■ **Short task**:
Using the records that follow, reproduce exactly the lines starting at the line containing "Recreate this image" and ending at the line containing "var yMinorB2 = [350, 370, 390, 410, 430, 450, 470, 490];". Include both end lines and no pictures.

■ **Dataset**:
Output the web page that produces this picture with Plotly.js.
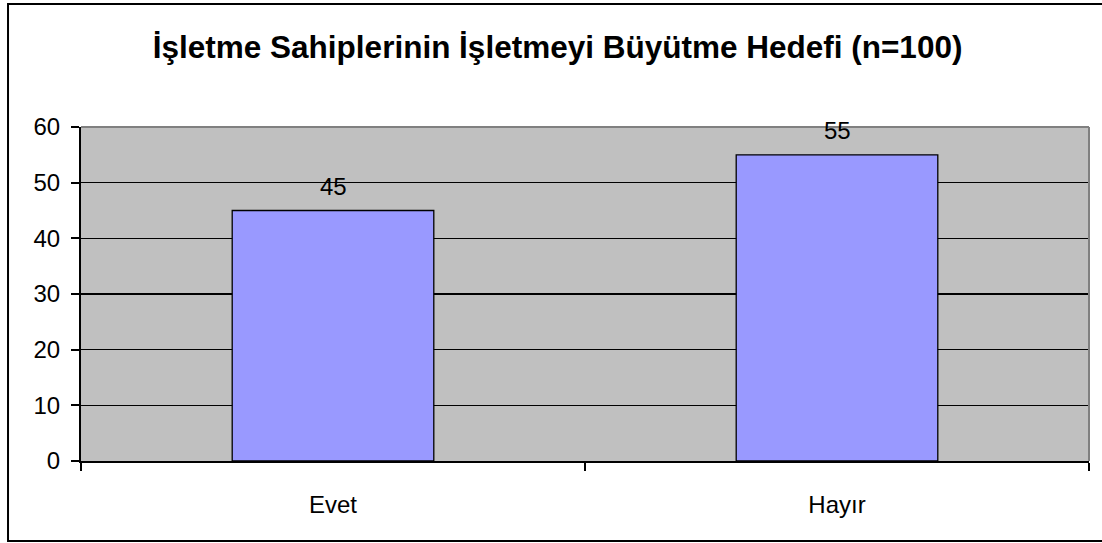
<!DOCTYPE html>
<html>
<head>
<meta charset="utf-8">
<script src="https://cdn.plot.ly/plotly-3.0.1.min.js"></script>
<style>
html,body{margin:0;padding:0;background:#fff;}
#chart{width:1102px;height:543px;}
</style>
</head>
<body>
<div id="chart"></div>
<script>
const categories = ["Evet", "Hayır"];
const values = [45, 55];
const yTicks = [0, 10, 20, 30, 40, 50, 60];
const chartTitle = "İşletme Sahiplerinin İşletmeyi Büyütme Hedefi (n=100)";

const FONT = "Liberation Sans, Arial, sans-serif";

const trace = {
  type: "bar",
  x: categories,
  y: values,
  width: 0.4,
  marker: {color: "#9999FF", line: {color: "#000000", width: 1.3}},
  hoverinfo: "none"
};

const annotations = categories.map((c, i) => ({
  x: c, y: values[i], xref: "x", yref: "y",
  text: String(values[i]), showarrow: false,
  yshift: 24, font: {family: FONT, size: 24, color: "#000"}
}));

const layout = {
  width: 1102, height: 543,
  margin: {l: 81, r: 13, t: 127, b: 82, pad: 0},
  paper_bgcolor: "#ffffff",
  plot_bgcolor: "#C0C0C0",
  showlegend: false,
  title: {
    text: "<b>" + chartTitle + "</b>",
    font: {family: FONT, size: 31.5, color: "#000"},
    x: 0.506, xanchor: "center", y: 0.913, yanchor: "middle"
  },
  xaxis: {
    type: "category",
    range: [-0.5, 1.5],
    showgrid: false,
    showline: true, linecolor: "#000", linewidth: 2,
    ticks: "outside", ticklen: 8, tickwidth: 2, tickcolor: "#000",
    tickson: "boundaries",
    ticklabelstandoff: 21,
    tickfont: {family: FONT, size: 24, color: "#000"},
    zeroline: false,
    fixedrange: true
  },
  yaxis: {
    range: [0, 60],
    tickvals: yTicks,
    ticktext: yTicks.map(String),
    showgrid: true, gridcolor: "#000", gridwidth: 1.5,
    showline: true, linecolor: "#000", linewidth: 2,
    ticks: "outside", ticklen: 8, tickwidth: 2, tickcolor: "#000",
    ticklabelstandoff: 6,
    tickfont: {family: FONT, size: 24, color: "#000"},
    zeroline: false,
    fixedrange: true
  },
  annotations: annotations,
  shapes: [
    {type: "line", xref: "paper", yref: "paper", x0: 0, x1: 1, y0: 1, y1: 1,
     line: {color: "#808080", width: 2}, layer: "above"},
    {type: "line", xref: "paper", yref: "paper", x0: 1, x1: 1, y0: 0, y1: 1,
     line: {color: "#808080", width: 2}, layer: "above"},
    {type: "rect", xref: "paper", yref: "paper",
     x0: -0.0724, x1: 1.02, y0: -0.2395, y1: 1.368,
     line: {color: "#000", width: 2}, fillcolor: "rgba(0,0,0,0)", layer: "above"}
  ]
};

Plotly.newPlot("chart", [trace], layout, {displayModeBar: false, staticPlot: true});
</script>
</body>
</html>
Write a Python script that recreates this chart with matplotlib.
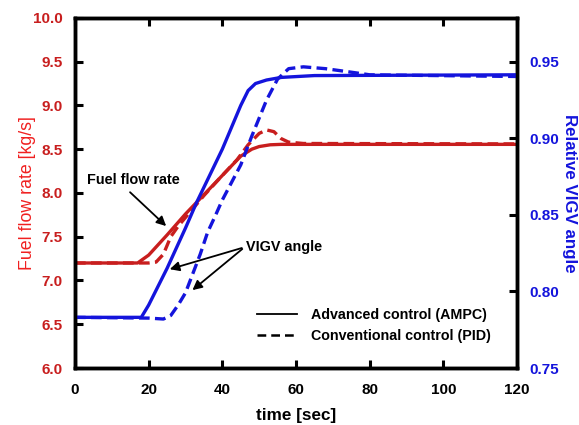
import numpy as np
import matplotlib.pyplot as plt

plt.rcParams['font.family'] = ['Liberation Sans', 'DejaVu Sans']
plt.rcParams['font.weight'] = 'bold'

RED = '#c81e1e'
BLUE = '#1414dc'

# fuel flow rate [kg/s]
t_fuel_ampc = [0, 17, 20, 25, 30, 35, 40, 45, 48, 50, 53, 56, 120]
fuel_ampc = [7.2, 7.2, 7.29, 7.52, 7.76, 7.98, 8.2, 8.42, 8.5, 8.53, 8.55, 8.555, 8.555]
t_fuel_pid = [0, 20, 22, 24, 26, 28, 30, 35, 40, 44, 47, 50, 52, 54, 56, 58, 62, 120]
fuel_pid = [7.2, 7.2, 7.21, 7.3, 7.5, 7.62, 7.72, 7.97, 8.2, 8.38, 8.55, 8.68, 8.72, 8.7,
            8.62, 8.58, 8.565, 8.56]

# relative VIGV angle
t_vigv_ampc = [0, 18, 20, 25, 30, 33, 40, 45, 47, 49, 52, 56, 65, 120]
vigv_ampc = [0.7831, 0.7831, 0.7911, 0.8151, 0.8414, 0.8580, 0.8929, 0.9214, 0.9311,
             0.9357, 0.9380, 0.9397, 0.9409, 0.9414]
t_vigv_pid = [0, 20, 24, 26, 28, 30, 32, 34, 36, 38, 40, 45, 48, 52, 55, 58, 62, 68, 75,
              80, 120]
vigv_pid = [0.7831, 0.7826, 0.7820, 0.7843, 0.7911, 0.7991, 0.8117, 0.8243, 0.8386,
            0.8489, 0.8597, 0.8826, 0.9014, 0.9249, 0.9386, 0.9454, 0.9466, 0.9454,
            0.9431, 0.9414, 0.9403]

fig = plt.figure(figsize=(5.79, 4.25), dpi=100)
ax = fig.add_axes([0.1295, 0.134, 0.7635, 0.824])
ax2 = ax.twinx()

dash = (0, (3.2, 1.6))
ax.plot(t_fuel_ampc, fuel_ampc, color=RED, lw=2.4)
ax.plot(t_fuel_pid, fuel_pid, color=RED, lw=2.4, ls=dash)
ax2.plot(t_vigv_ampc, vigv_ampc, color=BLUE, lw=2.4)
ax2.plot(t_vigv_pid, vigv_pid, color=BLUE, lw=2.4, ls=dash)

ax.set_xlim(0, 120)
ax.set_ylim(6.0, 10.0)
ax2.set_ylim(0.75, 0.75 + 4 * 0.2 / 3.5)
ax.set_xticks(range(0, 121, 20))
ax.set_yticks(np.arange(6.0, 10.01, 0.5))
ax2.set_yticks([0.75, 0.80, 0.85, 0.90, 0.95])
ax.set_yticklabels(['%.1f' % v for v in np.arange(6.0, 10.01, 0.5)])
ax2.set_yticklabels(['0.75', '0.80', '0.85', '0.90', '0.95'])

ax.tick_params(axis='x', direction='in', length=6, width=2.2, labelsize=11, pad=11, top=True)
ax.tick_params(axis='y', direction='in', length=6, width=2.2, labelsize=11, pad=9,
               labelcolor=RED)
ax2.tick_params(axis='y', direction='in', length=6, width=2.2, labelsize=11, pad=9,
                labelcolor=BLUE)
for a in (ax, ax2):
    for s in a.spines.values():
        s.set_linewidth(2.5)

ax.set_xlabel('time [sec]', fontsize=12.3, fontweight='bold', labelpad=8)
ax.set_ylabel('Fuel flow rate [kg/s]', fontsize=12.8, fontweight='normal', color='#f02020',
              labelpad=-2)
ax2.set_ylabel('Relative VIGV angle', fontsize=12.2, fontweight='bold', color=BLUE,
               rotation=270, labelpad=13)

arrow = dict(arrowstyle='-|>', color='black', lw=1.3, mutation_scale=14)
ax.annotate('', xy=(25.3, 7.6), xytext=(14.4, 8.03), arrowprops=arrow)
ax.text(3.3, 8.15, 'Fuel flow rate', fontsize=10.4, fontweight='bold', va='center')
ax.annotate('', xy=(25.0, 7.12), xytext=(46, 7.38), arrowprops=arrow)
ax.annotate('', xy=(31.3, 6.87), xytext=(46, 7.38), arrowprops=arrow)
ax.text(46.3, 7.38, 'VIGV angle', fontsize=10.4, fontweight='bold', va='center')

h1, = ax.plot([], [], color='black', lw=1.3)
h2, = ax.plot([], [], color='black', lw=1.8, ls=(0, (3.5, 2)))
ax.legend([h1, h2], ['Advanced control (AMPC)', 'Conventional control (PID)'],
          loc='lower right', bbox_to_anchor=(0.97, 0.035), frameon=False, fontsize=10.3,
          handlelength=2.8, labelspacing=0.45, handletextpad=1.0)

fig.savefig('out.png', dpi=100)
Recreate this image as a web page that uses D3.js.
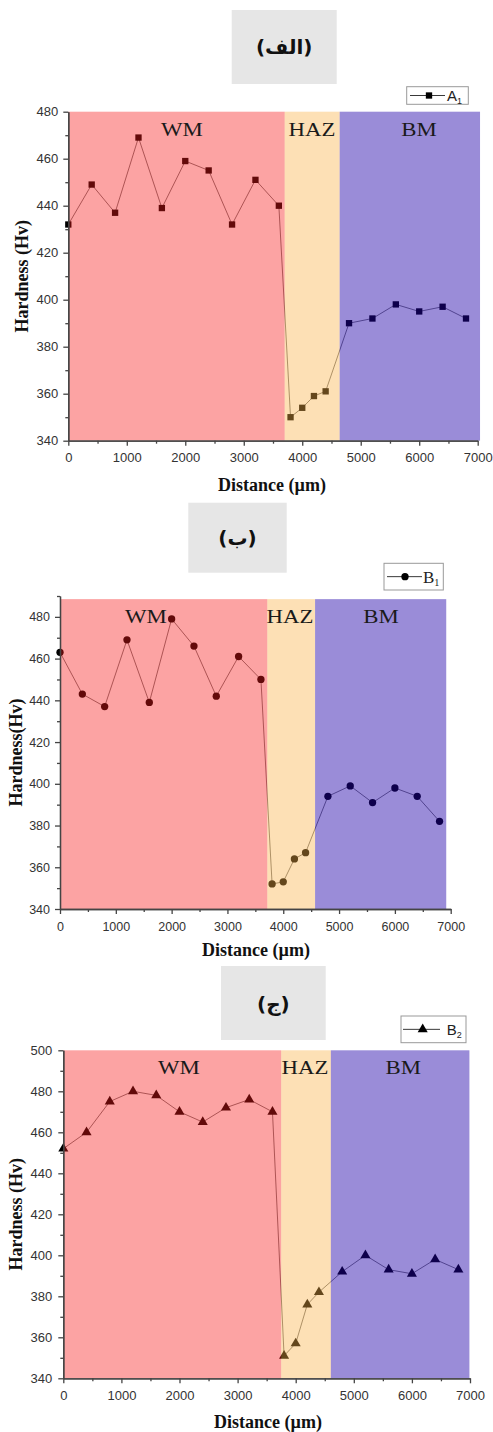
<!DOCTYPE html>
<html>
<head>
<meta charset="utf-8">
<script src="https://cdn.jsdelivr.net/npm/d3@7"></script>
<style>
body { margin: 0; background: #fff; }
</style>
</head>
<body>
<svg id="fig" width="493" height="1432"></svg>
<script>
// indentation positions (µm), same for the three samples
var distance = [0, 400, 800, 1200, 1600, 2000, 2400, 2800, 3200, 3600,
                3800, 4000, 4200, 4400, 4800, 5200, 5600, 6000, 6400, 6800];

// hardness
var hardnessA1 = [432, 449, 437, 469, 439, 459, 455, 432, 451, 440,
                  350, 354, 359, 361, 390, 392, 398, 395, 397, 392];
var hardnessB1 = [463, 443, 437, 469, 439, 479, 466, 442, 461, 450,
                  352, 353, 364, 367, 394, 399, 391, 398, 394, 382];
var hardnessB2 = [452, 460, 475, 480, 478, 470, 465, 472, 476, 470,
                  351, 357, 376, 382, 392, 400, 393, 391, 398, 393];

// zone limits (µm) and names
var zoneNames = ["WM", "HAZ", "BM"];
var zonesA1 = [0, 3700, 4640, 7040];
var zonesB1 = [0, 3715, 4570, 6920];
var zonesB2 = [0, 3750, 4605, 6990];

// tick labels
var xTicks = [0, 1000, 2000, 3000, 4000, 5000, 6000, 7000];
var xMinor = [500, 1500, 2500, 3500, 4500, 5500, 6500];
var yTicksA1 = [340, 360, 380, 400, 420, 440, 460, 480];
var yMinorA1 = [350, 370, 390, 410, 430, 450, 470];
var yTicksB1 = [340, 360, 380, 400, 420, 440, 460, 480];
var yMinorB1 = [350, 370, 390, 410, 430, 450, 470, 490];
var yTicksB2 = [340, 360, 380, 400, 420, 440, 460, 480, 500];
var yMinorB2 = [350, 370, 390, 410, 430, 450, 470, 490];

// zone tint: black data under a translucent colour gives the dark markers
var zoneFill = ["rgb(247,25,25)", "rgb(250,177,70)", "rgb(31,0,169)"];
var zoneAlpha = [0.4, 0.4, 0.45];

var sans = "'Liberation Sans', Arial, sans-serif";
var serif = "'Liberation Serif', 'Times New Roman', serif";

var panels = [
  { title: "(الف)", values: hardnessA1, zones: zonesA1, symbol: d3.symbolSquare, symSize: 40,
    yDomain: [340, 480], shadeTop: 480, yTicks: yTicksA1, yMinor: yMinorA1,
    left: 68.3, right: 477.7, top: 111.7, bottom: 440.7,
    labelAt: [1940, 4165, 5995], tickFont: 13, yPad: 5, xPad: 7,
    box: [231.7, 10, 105, 74], titleY: 54,
    legend: { box: [406.7, 86.7, 61.6, 17.6], line: [410, 445], mark: 429, tx: 447, name: "A", sub: "1", font: sans, size: 15 },
    yTitle: "Hardness (Hv)", yTitleX: 28, xTitleX: 272, xTitleY: 491 },
  { title: "(ب)", values: hardnessB1, zones: zonesB1, symbol: d3.symbolCircle, symSize: 42,
    yDomain: [340, 490], shadeTop: 488.5, yTicks: yTicksB1, yMinor: yMinorB1,
    left: 60, right: 450.7, top: 596, bottom: 909,
    labelAt: [1540, 4120, 5750], tickFont: 12.5, yPad: 5, xPad: 8,
    box: [188.3, 502.7, 98.4, 70], titleY: 545,
    legend: { box: [384, 563.3, 59.3, 26.7], line: [387, 422], mark: 405, tx: 423, name: "B", sub: "1", font: serif, size: 17 },
    yTitle: "Hardness(Hv)", yTitleX: 21.5, xTitleX: 256, xTitleY: 956 },
  { title: "(ج)", values: hardnessB2, zones: zonesB2, symbol: d3.symbolTriangle, symSize: 44,
    yDomain: [340, 500], shadeTop: 500, yTicks: yTicksB2, yMinor: yMinorB2,
    left: 63.3, right: 470, top: 1050.3, bottom: 1378.3,
    labelAt: [1990, 4160, 5850], tickFont: 13, yPad: 6, xPad: 7,
    box: [221, 966, 104.7, 74], titleY: 1011,
    legend: { box: [401, 1016, 65, 26.7], line: [403, 440], mark: 422.7, tx: 446.7, name: "B", sub: "2", font: sans, size: 15 },
    yTitle: "Hardness (Hv)", yTitleX: 22, xTitleX: 268, xTitleY: 1428 }
];

var svg = d3.select("#fig");
panels.forEach(drawPanel);

function drawPanel(p) {
  var x = d3.scaleLinear().domain([0, 7000]).range([p.left, p.right]);
  var y = d3.scaleLinear().domain(p.yDomain).range([p.bottom, p.top]);
  var g = svg.append("g");

  // grey title box
  g.append("rect")
    .attr("x", p.box[0]).attr("y", p.box[1])
    .attr("width", p.box[2]).attr("height", p.box[3])
    .attr("fill", "#e6e6e6");
  g.append("text")
    .attr("x", p.box[0] + p.box[2] / 2).attr("y", p.titleY)
    .attr("text-anchor", "middle")
    .style("font-family", "'DejaVu Sans', sans-serif")
    .style("font-weight", "bold").style("font-size", "20px")
    .attr("fill", "#111")
    .text(p.title);

  // data line + markers in black
  var line = d3.line()
    .x(function(d, i) { return x(distance[i]); })
    .y(function(d) { return y(d); });
  g.append("path")
    .datum(p.values)
    .attr("d", line)
    .attr("fill", "none")
    .attr("stroke", "#000")
    .attr("stroke-opacity", 0.65)
    .attr("stroke-width", 0.8);
  g.selectAll(".pt")
    .data(p.values)
    .join("path")
    .attr("class", "pt")
    .attr("transform", function(d, i) { return "translate(" + x(distance[i]) + "," + y(d) + ")"; })
    .attr("d", d3.symbol().type(p.symbol).size(p.symSize))
    .attr("fill", "#000");

  // zone overlays
  zoneNames.forEach(function(name, k) {
    g.append("rect")
      .attr("x", x(p.zones[k]))
      .attr("width", x(p.zones[k + 1]) - x(p.zones[k]))
      .attr("y", y(p.shadeTop))
      .attr("height", y(p.yDomain[0]) - y(p.shadeTop))
      .attr("fill", zoneFill[k])
      .attr("fill-opacity", zoneAlpha[k]);
    var lx = x(p.labelAt[k]), ly = y(p.shadeTop) + 24;
    g.append("text")
      .attr("transform", "translate(" + lx + "," + ly + ") scale(1.2,1)")
      .attr("text-anchor", "middle")
      .style("font-family", serif).style("font-size", "19px")
      .attr("fill", "#1a1a1a")
      .text(name);
  });

  // axes
  var fmt = d3.format("d");
  var ax = g.append("g").attr("transform", "translate(0," + p.bottom + ")")
    .call(d3.axisBottom(x).tickValues(xTicks).tickFormat(fmt).tickSize(5).tickSizeOuter(0).tickPadding(p.xPad));
  var axm = g.append("g").attr("transform", "translate(0," + p.bottom + ")")
    .call(d3.axisBottom(x).tickValues(xMinor).tickSize(3).tickSizeOuter(0).tickFormat(""));
  var ay = g.append("g").attr("transform", "translate(" + p.left + ",0)")
    .call(d3.axisLeft(y).tickValues(p.yTicks).tickFormat(fmt).tickSize(5).tickSizeOuter(0).tickPadding(p.yPad));
  var aym = g.append("g").attr("transform", "translate(" + p.left + ",0)")
    .call(d3.axisLeft(y).tickValues(p.yMinor).tickSize(3).tickSizeOuter(0).tickFormat(""));
  [ax, axm, ay, aym].forEach(function(a) {
    a.selectAll("path, line").attr("stroke", "#444").attr("stroke-width", 1.3);
    a.selectAll("text")
      .style("font-family", sans).style("font-size", p.tickFont + "px")
      .attr("fill", "#333");
  });

  // axis titles
  g.append("text")
    .attr("x", p.xTitleX).attr("y", p.xTitleY)
    .attr("text-anchor", "middle")
    .style("font-family", serif).style("font-weight", "bold").style("font-size", "18px")
    .attr("fill", "#111")
    .text("Distance (µm)");
  g.append("text")
    .attr("transform", "translate(" + p.yTitleX + "," + (p.top + p.bottom) / 2 + ") rotate(-90)")
    .attr("text-anchor", "middle")
    .style("font-family", serif).style("font-weight", "bold").style("font-size", "18px")
    .attr("fill", "#111")
    .text(p.yTitle);

  // legend
  var L = p.legend, cy = L.box[1] + L.box[3] / 2;
  g.append("rect")
    .attr("x", L.box[0]).attr("y", L.box[1])
    .attr("width", L.box[2]).attr("height", L.box[3])
    .attr("fill", "#fff").attr("stroke", "#999").attr("stroke-width", 1);
  g.append("line")
    .attr("x1", L.line[0]).attr("x2", L.line[1])
    .attr("y1", cy).attr("y2", cy)
    .attr("stroke", "#222").attr("stroke-width", 0.9);
  g.append("path")
    .attr("transform", "translate(" + L.mark + "," + cy + ")")
    .attr("d", d3.symbol().type(p.symbol).size(p.symSize))
    .attr("fill", "#000");
  var lt = g.append("text")
    .attr("x", L.tx).attr("y", cy + L.size * 0.36)
    .style("font-family", L.font).style("font-size", L.size + "px")
    .attr("fill", "#222")
    .text(L.name);
  lt.append("tspan")
    .attr("dy", 3).style("font-size", (L.size * 0.6) + "px")
    .text(L.sub);
}
</script>
</body>
</html>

■ **Problem solution**:
Recreate this image as a web page that uses D3.js.
<!DOCTYPE html>
<html>
<head>
<meta charset="utf-8">
<script src="https://cdn.jsdelivr.net/npm/d3@7"></script>
<style>
body { margin: 0; background: #fff; }
</style>
</head>
<body>
<svg id="fig" width="493" height="1432"></svg>
<script>
// indentation positions (µm), same for the three samples
var distance = [0, 400, 800, 1200, 1600, 2000, 2400, 2800, 3200, 3600,
                3800, 4000, 4200, 4400, 4800, 5200, 5600, 6000, 6400, 6800];

// hardness
var hardnessA1 = [432, 449, 437, 469, 439, 459, 455, 432, 451, 440,
                  350, 354, 359, 361, 390, 392, 398, 395, 397, 392];
var hardnessB1 = [463, 443, 437, 469, 439, 479, 466, 442, 461, 450,
                  352, 353, 364, 367, 394, 399, 391, 398, 394, 382];
var hardnessB2 = [452, 460, 475, 480, 478, 470, 465, 472, 476, 470,
                  351, 357, 376, 382, 392, 400, 393, 391, 398, 393];

// zone limits (µm) and names
var zoneNames = ["WM", "HAZ", "BM"];
var zonesA1 = [0, 3700, 4640, 7040];
var zonesB1 = [0, 3715, 4570, 6920];
var zonesB2 = [0, 3750, 4605, 6990];

// tick labels
var xTicks = [0, 1000, 2000, 3000, 4000, 5000, 6000, 7000];
var xMinor = [500, 1500, 2500, 3500, 4500, 5500, 6500];
var yTicksA1 = [340, 360, 380, 400, 420, 440, 460, 480];
var yMinorA1 = [350, 370, 390, 410, 430, 450, 470];
var yTicksB1 = [340, 360, 380, 400, 420, 440, 460, 480];
var yMinorB1 = [350, 370, 390, 410, 430, 450, 470, 490];
var yTicksB2 = [340, 360, 380, 400, 420, 440, 460, 480, 500];
var yMinorB2 = [350, 370, 390, 410, 430, 450, 470, 490];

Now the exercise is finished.